::: Supplied material

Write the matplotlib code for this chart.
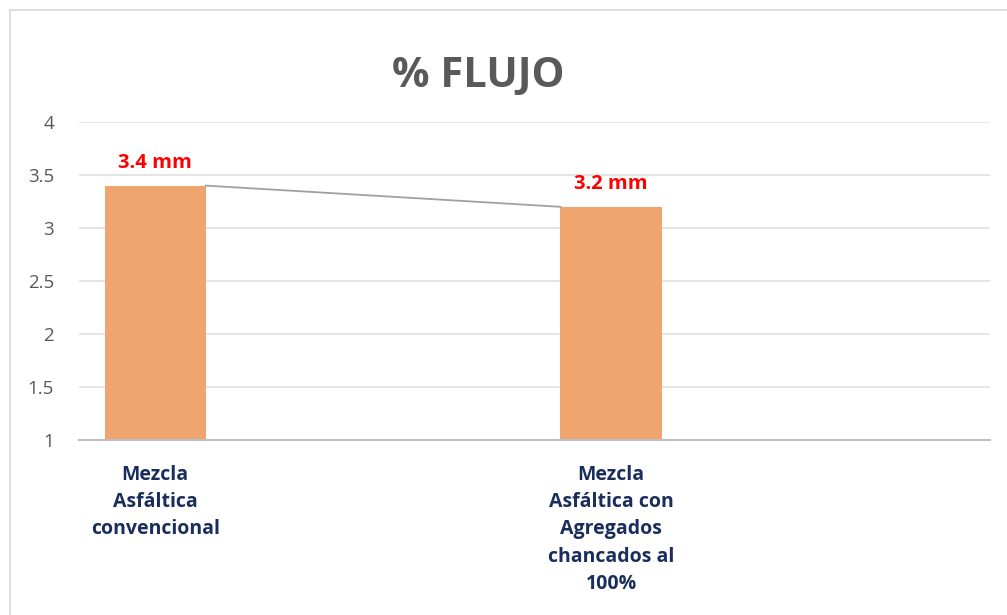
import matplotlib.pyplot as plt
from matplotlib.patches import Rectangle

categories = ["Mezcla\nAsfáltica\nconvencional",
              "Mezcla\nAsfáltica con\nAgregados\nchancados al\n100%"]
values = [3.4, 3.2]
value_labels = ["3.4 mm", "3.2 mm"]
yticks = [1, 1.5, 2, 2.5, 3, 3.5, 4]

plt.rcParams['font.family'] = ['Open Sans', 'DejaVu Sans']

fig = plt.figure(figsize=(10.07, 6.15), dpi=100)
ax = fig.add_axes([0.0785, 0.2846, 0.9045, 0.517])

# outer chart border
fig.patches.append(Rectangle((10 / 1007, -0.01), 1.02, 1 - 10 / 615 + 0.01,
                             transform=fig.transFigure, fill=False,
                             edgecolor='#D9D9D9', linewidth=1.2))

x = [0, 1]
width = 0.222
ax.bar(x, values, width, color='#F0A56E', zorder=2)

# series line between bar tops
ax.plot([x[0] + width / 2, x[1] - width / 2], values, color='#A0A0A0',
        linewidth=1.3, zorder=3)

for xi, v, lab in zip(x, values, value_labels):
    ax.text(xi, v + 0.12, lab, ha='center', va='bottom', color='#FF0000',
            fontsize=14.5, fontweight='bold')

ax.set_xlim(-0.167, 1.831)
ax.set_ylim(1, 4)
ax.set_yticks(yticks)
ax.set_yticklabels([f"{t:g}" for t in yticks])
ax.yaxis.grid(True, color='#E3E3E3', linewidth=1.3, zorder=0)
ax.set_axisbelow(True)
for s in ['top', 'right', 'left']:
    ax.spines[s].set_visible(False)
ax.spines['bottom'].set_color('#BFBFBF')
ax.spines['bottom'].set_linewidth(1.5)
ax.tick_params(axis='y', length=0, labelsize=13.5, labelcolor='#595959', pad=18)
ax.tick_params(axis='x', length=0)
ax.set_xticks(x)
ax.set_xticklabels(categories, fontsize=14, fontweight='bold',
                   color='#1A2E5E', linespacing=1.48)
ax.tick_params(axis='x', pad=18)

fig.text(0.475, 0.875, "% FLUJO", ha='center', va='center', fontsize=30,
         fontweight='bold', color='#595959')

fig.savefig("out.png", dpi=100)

::::::

# [Short exercise]
Write down every line from the opening of the listing to the line with "ax = fig.add_axes([0.0785, 0.2846, 0.9045, 0.517])", both included, and nothing else; the pictures are omitted.

# [Expected answer]
Write the matplotlib code for this chart.
import matplotlib.pyplot as plt
from matplotlib.patches import Rectangle

categories = ["Mezcla\nAsfáltica\nconvencional",
              "Mezcla\nAsfáltica con\nAgregados\nchancados al\n100%"]
values = [3.4, 3.2]
value_labels = ["3.4 mm", "3.2 mm"]
yticks = [1, 1.5, 2, 2.5, 3, 3.5, 4]

plt.rcParams['font.family'] = ['Open Sans', 'DejaVu Sans']

fig = plt.figure(figsize=(10.07, 6.15), dpi=100)
ax = fig.add_axes([0.0785, 0.2846, 0.9045, 0.517])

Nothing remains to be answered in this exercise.